**Written instruction**
Copy only this: the line containing "Give me the matplotlib source for this chart.", the line containing "plt.rcParams['axes.unicode_minus'] = False", and every line between them, exactly as written.

**Recorded information**

>>>

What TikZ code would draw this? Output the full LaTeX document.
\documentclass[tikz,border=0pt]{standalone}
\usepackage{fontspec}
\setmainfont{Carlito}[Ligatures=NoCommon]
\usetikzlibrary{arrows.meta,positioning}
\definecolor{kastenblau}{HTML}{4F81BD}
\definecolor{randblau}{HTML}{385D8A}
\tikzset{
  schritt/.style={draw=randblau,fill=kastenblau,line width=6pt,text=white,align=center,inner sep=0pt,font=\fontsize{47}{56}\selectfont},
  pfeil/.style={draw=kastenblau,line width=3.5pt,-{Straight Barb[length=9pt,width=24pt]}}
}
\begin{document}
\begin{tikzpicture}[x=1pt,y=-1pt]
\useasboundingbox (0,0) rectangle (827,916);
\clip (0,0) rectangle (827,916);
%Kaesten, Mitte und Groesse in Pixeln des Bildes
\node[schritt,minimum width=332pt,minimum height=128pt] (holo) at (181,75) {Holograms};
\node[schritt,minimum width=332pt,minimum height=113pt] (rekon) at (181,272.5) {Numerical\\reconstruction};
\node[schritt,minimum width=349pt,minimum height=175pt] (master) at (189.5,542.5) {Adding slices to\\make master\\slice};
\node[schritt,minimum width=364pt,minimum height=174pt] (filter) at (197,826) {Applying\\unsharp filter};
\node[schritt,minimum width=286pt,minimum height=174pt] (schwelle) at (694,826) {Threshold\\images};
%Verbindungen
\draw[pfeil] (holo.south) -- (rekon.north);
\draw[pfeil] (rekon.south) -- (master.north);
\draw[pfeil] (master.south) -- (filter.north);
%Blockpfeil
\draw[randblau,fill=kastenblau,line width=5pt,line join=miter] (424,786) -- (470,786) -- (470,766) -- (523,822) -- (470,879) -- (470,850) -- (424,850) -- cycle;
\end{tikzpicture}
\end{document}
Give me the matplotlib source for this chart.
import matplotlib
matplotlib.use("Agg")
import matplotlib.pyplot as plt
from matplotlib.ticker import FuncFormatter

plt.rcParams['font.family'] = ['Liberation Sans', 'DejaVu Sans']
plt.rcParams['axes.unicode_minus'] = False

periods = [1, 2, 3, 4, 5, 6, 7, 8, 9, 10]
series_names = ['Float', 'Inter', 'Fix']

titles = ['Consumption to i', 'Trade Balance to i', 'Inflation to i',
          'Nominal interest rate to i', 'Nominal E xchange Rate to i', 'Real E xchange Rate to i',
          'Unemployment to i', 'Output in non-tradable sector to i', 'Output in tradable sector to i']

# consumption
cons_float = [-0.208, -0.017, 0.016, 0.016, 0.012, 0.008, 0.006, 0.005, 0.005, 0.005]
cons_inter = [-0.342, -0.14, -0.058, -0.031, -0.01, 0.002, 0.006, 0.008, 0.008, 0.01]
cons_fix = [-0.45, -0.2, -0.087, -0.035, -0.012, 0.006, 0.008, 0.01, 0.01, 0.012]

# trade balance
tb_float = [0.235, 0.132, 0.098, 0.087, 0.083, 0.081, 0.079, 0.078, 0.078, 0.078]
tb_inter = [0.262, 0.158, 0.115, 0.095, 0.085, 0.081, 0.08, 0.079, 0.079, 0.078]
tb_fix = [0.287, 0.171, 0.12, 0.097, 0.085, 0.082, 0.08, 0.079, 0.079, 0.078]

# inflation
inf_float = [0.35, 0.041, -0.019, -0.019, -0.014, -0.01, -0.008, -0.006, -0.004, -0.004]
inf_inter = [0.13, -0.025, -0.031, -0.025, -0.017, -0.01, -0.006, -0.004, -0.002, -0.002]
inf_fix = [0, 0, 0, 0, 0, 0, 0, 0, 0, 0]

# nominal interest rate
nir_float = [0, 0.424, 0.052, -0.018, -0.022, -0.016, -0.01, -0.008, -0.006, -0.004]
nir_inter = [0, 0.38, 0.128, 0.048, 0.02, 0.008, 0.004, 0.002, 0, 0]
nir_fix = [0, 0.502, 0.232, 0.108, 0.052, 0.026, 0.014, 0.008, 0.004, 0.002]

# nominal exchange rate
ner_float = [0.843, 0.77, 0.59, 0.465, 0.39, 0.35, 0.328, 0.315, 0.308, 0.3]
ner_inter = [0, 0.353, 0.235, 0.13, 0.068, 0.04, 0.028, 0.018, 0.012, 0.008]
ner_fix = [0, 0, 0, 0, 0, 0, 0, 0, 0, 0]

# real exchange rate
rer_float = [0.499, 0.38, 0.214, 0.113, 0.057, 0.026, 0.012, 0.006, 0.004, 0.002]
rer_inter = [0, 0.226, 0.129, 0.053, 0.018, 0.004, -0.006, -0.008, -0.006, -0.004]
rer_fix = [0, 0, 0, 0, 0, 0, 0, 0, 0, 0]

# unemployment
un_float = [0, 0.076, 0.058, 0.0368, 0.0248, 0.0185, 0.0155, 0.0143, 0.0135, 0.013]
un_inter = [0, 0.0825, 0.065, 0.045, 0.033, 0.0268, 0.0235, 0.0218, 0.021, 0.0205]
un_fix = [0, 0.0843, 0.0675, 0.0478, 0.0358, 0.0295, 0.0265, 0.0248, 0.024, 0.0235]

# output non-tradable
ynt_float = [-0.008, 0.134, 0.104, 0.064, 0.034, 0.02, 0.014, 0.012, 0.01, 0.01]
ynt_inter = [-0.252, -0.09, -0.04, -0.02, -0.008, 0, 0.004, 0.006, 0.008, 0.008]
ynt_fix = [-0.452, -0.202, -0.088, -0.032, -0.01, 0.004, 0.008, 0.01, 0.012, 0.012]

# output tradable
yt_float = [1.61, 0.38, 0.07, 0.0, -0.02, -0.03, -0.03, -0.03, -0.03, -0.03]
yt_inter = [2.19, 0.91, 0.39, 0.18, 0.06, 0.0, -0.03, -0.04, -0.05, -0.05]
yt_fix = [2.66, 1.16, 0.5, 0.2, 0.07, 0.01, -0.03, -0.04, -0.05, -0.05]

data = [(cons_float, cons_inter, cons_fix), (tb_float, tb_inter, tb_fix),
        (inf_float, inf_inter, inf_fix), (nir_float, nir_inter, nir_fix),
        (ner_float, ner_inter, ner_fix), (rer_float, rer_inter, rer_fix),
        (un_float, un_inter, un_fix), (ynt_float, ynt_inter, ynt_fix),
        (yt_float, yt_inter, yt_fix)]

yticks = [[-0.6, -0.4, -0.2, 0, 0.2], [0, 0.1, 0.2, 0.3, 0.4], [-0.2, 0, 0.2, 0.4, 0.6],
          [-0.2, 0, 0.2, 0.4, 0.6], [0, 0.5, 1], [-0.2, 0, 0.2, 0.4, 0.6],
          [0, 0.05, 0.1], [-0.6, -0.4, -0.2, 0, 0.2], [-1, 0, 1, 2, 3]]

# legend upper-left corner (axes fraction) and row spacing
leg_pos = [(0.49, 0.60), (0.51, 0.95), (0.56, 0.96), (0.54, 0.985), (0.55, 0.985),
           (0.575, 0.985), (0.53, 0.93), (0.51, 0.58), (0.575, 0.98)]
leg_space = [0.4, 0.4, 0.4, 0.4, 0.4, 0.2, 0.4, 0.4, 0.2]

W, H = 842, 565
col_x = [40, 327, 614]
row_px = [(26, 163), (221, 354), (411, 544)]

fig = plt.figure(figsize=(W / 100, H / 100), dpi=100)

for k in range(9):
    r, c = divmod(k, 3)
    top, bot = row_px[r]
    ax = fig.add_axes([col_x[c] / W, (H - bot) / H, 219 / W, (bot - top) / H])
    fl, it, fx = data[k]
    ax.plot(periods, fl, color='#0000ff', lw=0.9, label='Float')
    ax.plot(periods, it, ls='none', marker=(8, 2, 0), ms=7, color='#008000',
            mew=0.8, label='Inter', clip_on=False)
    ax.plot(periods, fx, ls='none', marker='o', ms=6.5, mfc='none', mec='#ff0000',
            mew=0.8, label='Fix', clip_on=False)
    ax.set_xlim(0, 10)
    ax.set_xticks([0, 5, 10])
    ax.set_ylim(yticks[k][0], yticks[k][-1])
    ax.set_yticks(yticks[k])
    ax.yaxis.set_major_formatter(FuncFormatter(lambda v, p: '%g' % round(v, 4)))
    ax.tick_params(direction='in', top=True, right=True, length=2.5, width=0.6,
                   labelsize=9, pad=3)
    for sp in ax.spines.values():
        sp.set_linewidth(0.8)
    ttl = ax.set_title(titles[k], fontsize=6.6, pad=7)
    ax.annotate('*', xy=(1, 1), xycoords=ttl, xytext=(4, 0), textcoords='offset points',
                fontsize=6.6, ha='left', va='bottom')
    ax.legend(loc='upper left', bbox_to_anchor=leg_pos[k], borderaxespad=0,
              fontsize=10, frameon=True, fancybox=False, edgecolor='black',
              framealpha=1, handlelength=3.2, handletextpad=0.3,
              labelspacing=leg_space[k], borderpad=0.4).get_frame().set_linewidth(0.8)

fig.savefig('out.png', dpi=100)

<<<

**Output for this exercise**
Give me the matplotlib source for this chart.
import matplotlib
matplotlib.use("Agg")
import matplotlib.pyplot as plt
from matplotlib.ticker import FuncFormatter

plt.rcParams['font.family'] = ['Liberation Sans', 'DejaVu Sans']
plt.rcParams['axes.unicode_minus'] = False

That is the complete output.